SC orders Sandiganbayan to ‘drop’ Mike Arroyo from chopper deal case
MANILA, Philippines — The Supreme Court (SC) has ordered the Sandiganbayan to remove former First Gentleman Jose Miguel “Mike” Arroyo from the list of accused in the graft case filed in relation to the anomalous purchase of secondhand helicopters in 2009.
In a resolution promulgated December 1, 2021, but was made public only on Sunday, April 10, the high court’s Special 3rd Division has reversed its January 2020 ruling that dismisses Arroyo’s petition.
The recent ruling said “the element of conspiracy with a public officer was not established” by the Office of the Ombudsman and that they need to intervene “for the orderly administration of justice or to avoid oppression.”
The high court, through now-retired Associate Justice Rosmari Carandang said that while they are not a trier of facts, “after a judicial review of the case, the Court finds that the OMB (Office of the Ombudsman) has grossly misappreciated the attendant and clear facts in a manner that is tantamount to grave abuse of discretion amount to lack or excess of jurisdiction.”
Arroyo was implicated in the purchase of two secondhand helicopters and one brand new helicopter despite a warning from the National Police Commission to only buy brand new choppers.
The former first gentleman said the documents he has provided regarding true ownership of the helicopters should have been given weight by the investigators.
Arroyo said the Ombudsman was not able to distinguish him from Lourdes T. Arroyo Inc. (LTA Inc.), which had a hand in the financing of the helicopters. He also said that at the time of the transactions, he has already divested from LTA and only resumed interest there in 2010.
In order to be implicated in graft and corruption under Republic Act 3019 specification Section 3 (e), there has to be strong evidence that the public individual has conspired with a private individual.
Although conspiracy should be threshed out in a full-blown trial, the high court said the prosecution should have established it at the preliminary investigation stage level.
But the SC said that even the Manila Aerospace Products Trading Corporation (MAPTRA) witness admitted he does not personally know Arroyo.
“The quoted testimony is consistent with the theory that Arroyo could not have connived with MAPTRA, the business entity which sold the helicopters to PNP [Philippine National Police[, because its owner does not even personally know him,” the high court said.
“Here, a careful scrutiny of all the evidence the prosecution submitted to establish the existence of probable cause against Arroyo reveals that no evidence of the prosecution demonstrated the manner by which Arroyo connived with any public officer in the purported anomalous procurement,” it also said.
“Since the OMB cannot establish the element of conspiracy, the case of the State against Arroyo will immediately fall apart and there will be no need to provide proof for the other elements of the offense to support a reasonable belief that Arroyo is complicit in the purported irregularities in the procurement of the helicopters,” it added.
Associate Justice Marvic Leonen, in his dissenting opinion, said the SC should not have interfered with the Ombudsman’s exercise of its mandate unless there is clear grave abuse of discretion.
Leonen said the high court is not a trier of facts.
“As such, we must defer to the factual findings of the Office of the Ombudsman given its power to investigate.
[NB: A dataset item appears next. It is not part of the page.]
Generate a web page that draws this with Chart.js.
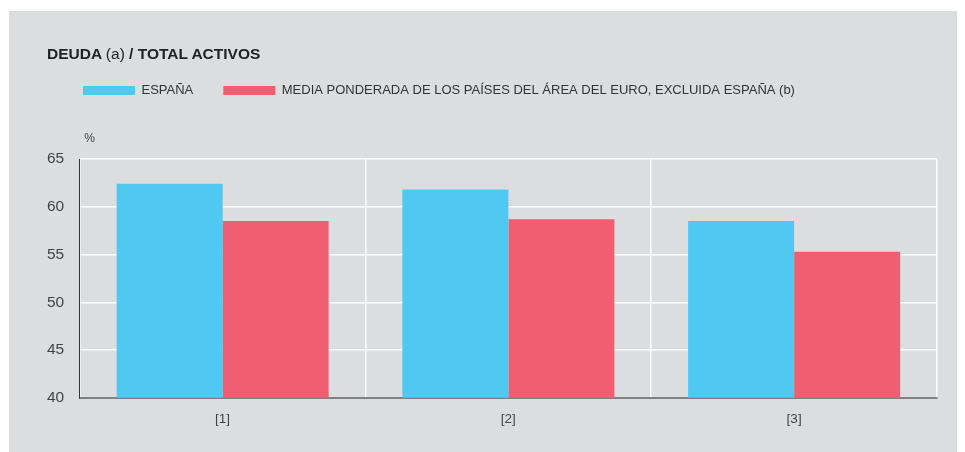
<!DOCTYPE html>
<html>
<head>
<meta charset="utf-8">
<script src="https://cdn.jsdelivr.net/npm/chart.js@4/dist/chart.umd.min.js"></script>
<style>
  body { margin: 0; background: #fff; font-family: "Liberation Sans", Arial, sans-serif; }
  #panel { position: absolute; left: 9px; top: 11px; width: 948px; height: 441px; background: #dcdddf; }
  #title { position: absolute; left: 38px; top: 35px; font-size: 15.5px; line-height: 16px; color: #222; font-weight: bold; white-space: nowrap; }
  #title span { font-weight: normal; }
  #wrap { position: absolute; left: 0; top: 0; width: 948px; height: 441px; }
</style>
</head>
<body>
<div id="panel">
  <div id="wrap"><canvas id="chart"></canvas></div>
  <div id="title">DEUDA <span>(a)</span> / TOTAL ACTIVOS</div>
</div>
<script>
let categories = ['[1]', '[2]', '[3]']
let espana = [62.4, 61.8, 58.5]
let mediaEuro = [58.5, 58.7, 55.3]
let seriesNames = ['ESPAÑA', 'MEDIA PONDERADA DE LOS PAÍSES DEL ÁREA DEL EURO, EXCLUIDA ESPAÑA (b)']
let yTicks = [40, 45, 50, 55, 60, 65]

// push the plot down below the legend, and nudge the legend right
let legendSpace = {
    id: 'legendSpace',
    beforeInit(chart) {
        let fit = chart.legend.fit
        chart.legend.fit = function () {
            fit.bind(chart.legend)()
            this.height += 52
        }
    },
    afterLayout(chart) {
        chart.legend.left += 21.5
    }
}

// small "%" unit label above the y axis
let unitLabel = {
    id: 'unitLabel',
    afterDraw(chart) {
        let ctx = chart.ctx
        let area = chart.chartArea
        ctx.save()
        ctx.font = '12px "Liberation Sans", Arial, sans-serif'
        ctx.fillStyle = '#444'
        ctx.textBaseline = 'middle'
        ctx.fillText('%', area.left + 4.5, area.top - 20.5)
        ctx.restore()
    }
}

new Chart(document.getElementById('chart'), {
    type: 'bar',
    data: {
        labels: categories,
        datasets: [{
            label: seriesNames[0],
            data: espana,
            backgroundColor: '#4fc8f2',
            borderWidth: 0
        }, {
            label: seriesNames[1],
            data: mediaEuro,
            backgroundColor: '#f05f71',
            borderWidth: 0
        }]
    },
    options: {
        responsive: true,
        maintainAspectRatio: false,
        animation: false,
        categoryPercentage: 0.742,
        barPercentage: 1,
        layout: { padding: { top: 43, left: 22.5, right: 20, bottom: 12 } },
        scales: {
            x: {
                z: 1,
                offset: true,
                grid: { color: '#ffffff', lineWidth: 1.5, drawTicks: false, offset: true },
                border: { color: 'rgba(90,90,90,0.75)', width: 2 },
                ticks: {
                    color: '#444',
                    padding: 13,
                    font: { family: '"Liberation Sans", Arial, sans-serif', size: 13.5 }
                }
            },
            y: {
                min: 40,
                max: 65,
                afterBuildTicks(scale) { scale.ticks = yTicks.map(v => ({ value: v })) },
                grid: { color: '#ffffff', lineWidth: 1.5, drawTicks: false },
                border: { color: '#333', width: 1 },
                ticks: {
                    color: '#444',
                    padding: 15.5,
                    font: { family: '"Liberation Sans", Arial, sans-serif', size: 15.5 }
                }
            }
        },
        plugins: {
            legend: {
                position: 'top',
                align: 'start',
                labels: {
                    boxWidth: 52,
                    boxHeight: 9,
                    padding: 30,
                    color: '#333',
                    font: { family: '"Liberation Sans", Arial, sans-serif', size: 13 }
                }
            },
            tooltip: { enabled: false }
        }
    },
    plugins: [legendSpace, unitLabel]
})
</script>
</body>
</html>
It is in a ‘better position to assess the strengths or weaknesses of the evidence on hand needed to make a finding of probable cause,” he said.
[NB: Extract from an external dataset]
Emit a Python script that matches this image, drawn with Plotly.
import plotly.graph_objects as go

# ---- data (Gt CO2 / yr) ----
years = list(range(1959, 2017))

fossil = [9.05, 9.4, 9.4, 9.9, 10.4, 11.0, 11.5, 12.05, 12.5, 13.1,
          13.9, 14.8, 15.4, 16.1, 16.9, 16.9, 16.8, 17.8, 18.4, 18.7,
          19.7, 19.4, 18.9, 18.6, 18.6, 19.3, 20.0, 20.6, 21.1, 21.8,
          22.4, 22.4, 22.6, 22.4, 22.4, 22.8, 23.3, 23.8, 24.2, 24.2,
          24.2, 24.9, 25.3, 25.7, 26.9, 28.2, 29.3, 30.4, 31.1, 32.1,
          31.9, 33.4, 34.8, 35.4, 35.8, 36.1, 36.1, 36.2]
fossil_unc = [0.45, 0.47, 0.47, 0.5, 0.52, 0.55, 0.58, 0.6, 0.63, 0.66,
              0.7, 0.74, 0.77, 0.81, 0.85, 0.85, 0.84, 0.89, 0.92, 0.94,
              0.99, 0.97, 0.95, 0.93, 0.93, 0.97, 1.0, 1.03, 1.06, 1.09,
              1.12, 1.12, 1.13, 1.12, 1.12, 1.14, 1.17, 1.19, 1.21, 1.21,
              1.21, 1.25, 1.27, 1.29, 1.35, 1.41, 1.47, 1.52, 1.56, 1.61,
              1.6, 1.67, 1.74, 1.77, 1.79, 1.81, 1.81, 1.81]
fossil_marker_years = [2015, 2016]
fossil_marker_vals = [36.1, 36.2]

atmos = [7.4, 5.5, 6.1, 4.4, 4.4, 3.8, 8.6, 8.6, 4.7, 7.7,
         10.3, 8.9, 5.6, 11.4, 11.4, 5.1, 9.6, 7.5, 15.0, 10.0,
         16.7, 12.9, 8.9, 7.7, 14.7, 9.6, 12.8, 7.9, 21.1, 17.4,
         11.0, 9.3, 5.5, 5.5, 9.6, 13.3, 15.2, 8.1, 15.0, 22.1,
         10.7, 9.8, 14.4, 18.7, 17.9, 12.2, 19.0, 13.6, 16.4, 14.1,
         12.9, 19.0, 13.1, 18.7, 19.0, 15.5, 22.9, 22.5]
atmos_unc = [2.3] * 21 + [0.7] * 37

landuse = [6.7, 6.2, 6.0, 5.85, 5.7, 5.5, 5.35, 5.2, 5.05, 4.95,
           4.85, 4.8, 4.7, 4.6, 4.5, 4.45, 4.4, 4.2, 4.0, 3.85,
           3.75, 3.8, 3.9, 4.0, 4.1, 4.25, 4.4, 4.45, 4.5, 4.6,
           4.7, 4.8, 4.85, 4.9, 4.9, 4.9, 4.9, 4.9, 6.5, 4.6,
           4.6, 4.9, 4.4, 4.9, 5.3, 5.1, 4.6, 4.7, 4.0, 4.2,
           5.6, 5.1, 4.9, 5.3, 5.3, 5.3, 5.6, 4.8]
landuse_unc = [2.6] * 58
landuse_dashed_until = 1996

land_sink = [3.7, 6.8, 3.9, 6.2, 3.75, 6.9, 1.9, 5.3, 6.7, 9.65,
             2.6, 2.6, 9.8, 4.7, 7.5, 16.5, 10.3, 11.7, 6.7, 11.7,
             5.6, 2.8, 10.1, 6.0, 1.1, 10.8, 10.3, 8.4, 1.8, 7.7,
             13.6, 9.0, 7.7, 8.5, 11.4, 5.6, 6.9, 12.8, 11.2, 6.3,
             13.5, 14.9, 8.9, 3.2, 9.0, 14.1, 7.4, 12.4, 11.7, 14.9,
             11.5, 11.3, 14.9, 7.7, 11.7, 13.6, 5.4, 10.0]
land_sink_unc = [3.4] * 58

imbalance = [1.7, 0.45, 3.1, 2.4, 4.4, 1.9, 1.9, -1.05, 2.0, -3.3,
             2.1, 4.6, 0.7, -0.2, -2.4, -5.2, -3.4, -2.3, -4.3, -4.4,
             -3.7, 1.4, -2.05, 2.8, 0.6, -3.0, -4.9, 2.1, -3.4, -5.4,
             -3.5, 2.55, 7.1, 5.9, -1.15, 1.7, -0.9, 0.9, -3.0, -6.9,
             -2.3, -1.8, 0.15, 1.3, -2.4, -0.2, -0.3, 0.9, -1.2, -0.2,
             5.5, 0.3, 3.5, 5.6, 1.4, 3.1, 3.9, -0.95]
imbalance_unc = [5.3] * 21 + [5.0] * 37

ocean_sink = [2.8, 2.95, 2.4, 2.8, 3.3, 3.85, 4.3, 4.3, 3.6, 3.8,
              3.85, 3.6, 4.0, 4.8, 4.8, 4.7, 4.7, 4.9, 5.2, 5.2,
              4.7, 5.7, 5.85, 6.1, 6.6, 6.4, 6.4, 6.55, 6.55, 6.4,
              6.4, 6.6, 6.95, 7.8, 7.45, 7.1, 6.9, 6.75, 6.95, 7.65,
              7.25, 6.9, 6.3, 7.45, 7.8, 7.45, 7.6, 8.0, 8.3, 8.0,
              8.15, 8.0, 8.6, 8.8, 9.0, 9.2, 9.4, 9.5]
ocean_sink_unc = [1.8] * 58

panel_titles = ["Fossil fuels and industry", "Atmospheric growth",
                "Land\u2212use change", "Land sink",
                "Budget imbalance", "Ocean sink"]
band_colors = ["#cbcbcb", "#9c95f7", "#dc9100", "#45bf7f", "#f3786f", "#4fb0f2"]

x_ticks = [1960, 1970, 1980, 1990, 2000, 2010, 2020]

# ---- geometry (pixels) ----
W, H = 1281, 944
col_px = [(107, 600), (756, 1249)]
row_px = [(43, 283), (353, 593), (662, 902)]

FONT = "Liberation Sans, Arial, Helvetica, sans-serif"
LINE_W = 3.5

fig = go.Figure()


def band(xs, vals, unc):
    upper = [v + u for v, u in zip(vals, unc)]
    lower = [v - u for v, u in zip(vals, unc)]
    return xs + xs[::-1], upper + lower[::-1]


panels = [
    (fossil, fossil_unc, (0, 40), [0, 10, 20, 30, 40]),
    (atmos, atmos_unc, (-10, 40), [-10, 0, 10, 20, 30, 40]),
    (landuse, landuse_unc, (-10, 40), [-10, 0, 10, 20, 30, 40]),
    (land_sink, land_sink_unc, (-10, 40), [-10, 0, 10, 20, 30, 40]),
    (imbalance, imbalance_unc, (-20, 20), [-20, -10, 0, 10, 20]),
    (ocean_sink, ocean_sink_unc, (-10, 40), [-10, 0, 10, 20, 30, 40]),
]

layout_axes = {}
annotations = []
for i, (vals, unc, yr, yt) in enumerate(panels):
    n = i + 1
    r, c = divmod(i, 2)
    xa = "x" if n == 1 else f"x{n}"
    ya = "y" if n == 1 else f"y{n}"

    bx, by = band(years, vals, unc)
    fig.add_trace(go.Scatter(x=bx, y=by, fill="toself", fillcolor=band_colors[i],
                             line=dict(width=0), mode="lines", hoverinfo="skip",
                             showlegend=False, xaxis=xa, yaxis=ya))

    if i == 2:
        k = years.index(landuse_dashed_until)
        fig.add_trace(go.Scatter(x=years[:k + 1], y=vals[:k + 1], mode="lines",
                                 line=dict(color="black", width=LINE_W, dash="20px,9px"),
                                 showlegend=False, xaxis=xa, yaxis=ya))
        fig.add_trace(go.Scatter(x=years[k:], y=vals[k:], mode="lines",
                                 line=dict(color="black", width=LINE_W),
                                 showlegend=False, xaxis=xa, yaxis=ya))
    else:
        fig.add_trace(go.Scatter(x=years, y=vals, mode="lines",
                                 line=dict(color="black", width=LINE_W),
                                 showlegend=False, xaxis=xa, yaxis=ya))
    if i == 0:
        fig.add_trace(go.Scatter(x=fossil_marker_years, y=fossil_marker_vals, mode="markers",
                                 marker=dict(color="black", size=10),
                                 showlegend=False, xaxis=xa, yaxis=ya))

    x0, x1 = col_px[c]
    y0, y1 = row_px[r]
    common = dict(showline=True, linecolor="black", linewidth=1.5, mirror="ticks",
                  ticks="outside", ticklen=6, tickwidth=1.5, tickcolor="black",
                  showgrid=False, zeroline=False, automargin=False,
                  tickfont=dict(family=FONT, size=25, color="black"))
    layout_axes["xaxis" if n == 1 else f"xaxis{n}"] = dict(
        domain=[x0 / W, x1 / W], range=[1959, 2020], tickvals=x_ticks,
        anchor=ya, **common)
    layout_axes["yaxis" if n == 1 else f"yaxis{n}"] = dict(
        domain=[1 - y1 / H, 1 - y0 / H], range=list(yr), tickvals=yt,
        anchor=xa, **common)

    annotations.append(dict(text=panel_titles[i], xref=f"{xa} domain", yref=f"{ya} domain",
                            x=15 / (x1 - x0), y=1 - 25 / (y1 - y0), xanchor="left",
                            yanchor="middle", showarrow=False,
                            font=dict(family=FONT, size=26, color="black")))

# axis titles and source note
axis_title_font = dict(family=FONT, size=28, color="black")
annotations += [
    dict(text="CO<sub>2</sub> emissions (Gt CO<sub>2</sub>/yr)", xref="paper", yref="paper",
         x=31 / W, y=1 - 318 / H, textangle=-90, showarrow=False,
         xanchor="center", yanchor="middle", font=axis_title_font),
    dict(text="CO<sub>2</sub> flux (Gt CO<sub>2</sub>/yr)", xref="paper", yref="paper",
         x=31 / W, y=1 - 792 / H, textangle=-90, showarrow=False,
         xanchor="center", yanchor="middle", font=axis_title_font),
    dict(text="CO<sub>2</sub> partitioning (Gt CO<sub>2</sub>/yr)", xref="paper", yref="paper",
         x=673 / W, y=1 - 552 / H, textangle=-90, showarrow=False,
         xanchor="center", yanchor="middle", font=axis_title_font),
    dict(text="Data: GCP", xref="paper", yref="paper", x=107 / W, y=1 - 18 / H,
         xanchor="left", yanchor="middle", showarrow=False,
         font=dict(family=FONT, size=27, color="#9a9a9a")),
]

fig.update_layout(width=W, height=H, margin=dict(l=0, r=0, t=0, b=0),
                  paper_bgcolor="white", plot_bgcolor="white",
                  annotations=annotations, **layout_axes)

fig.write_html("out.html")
Leonen said that in establishing conspiracy, there is no need to present direct proof of an agreement regarding the commission of an offense.
“An accused’s act of conspiring with their co-accused may be inferred from their acts before, during, or after the commission of the crime, which, in totality, would reveal a community of criminal design,” he said.
In Arroyo’s case, Leonen pointed out that “there is a reasonable belief that petitioner was involved in the anomalous sale as the owner of the helicopters.”
“There are pieces of evidence establishing that petitioner retained his financial interest in Lourdes T. Arroyo, Inc. and that he exercised acts of ownership over the helicopters. He instructed Po to register the helicopters under the name of Asian Spirit merely for tax purposes and he personally paid for the hangar fees, take-off and landing charges, expenses for maintenance, pilotage, gasoline, oil, and lubricants, as well as fees for the renewal of the aircraft registration and certificate of airworthiness. Petitioner continued to pay for the maintenance and operating fees until 2011, even if he claimed that he merely leased the helicopters until 2004,” he said.
“Moreover, there were indications that the negotiation committee of the National Police Commission intended to unduly favor petitioner in the purchase of the helicopters. The prosecution showed petitioner was able to dispose of the helicopters with the participation and cooperation of the officers and personnel of the Philippine National Police,” he added.
Leonen further said that misappreciation of facts is not tantamount to jurisdictional error and disagreement with the findings of the Ombudsman is not considered “grave abuse of discretion.”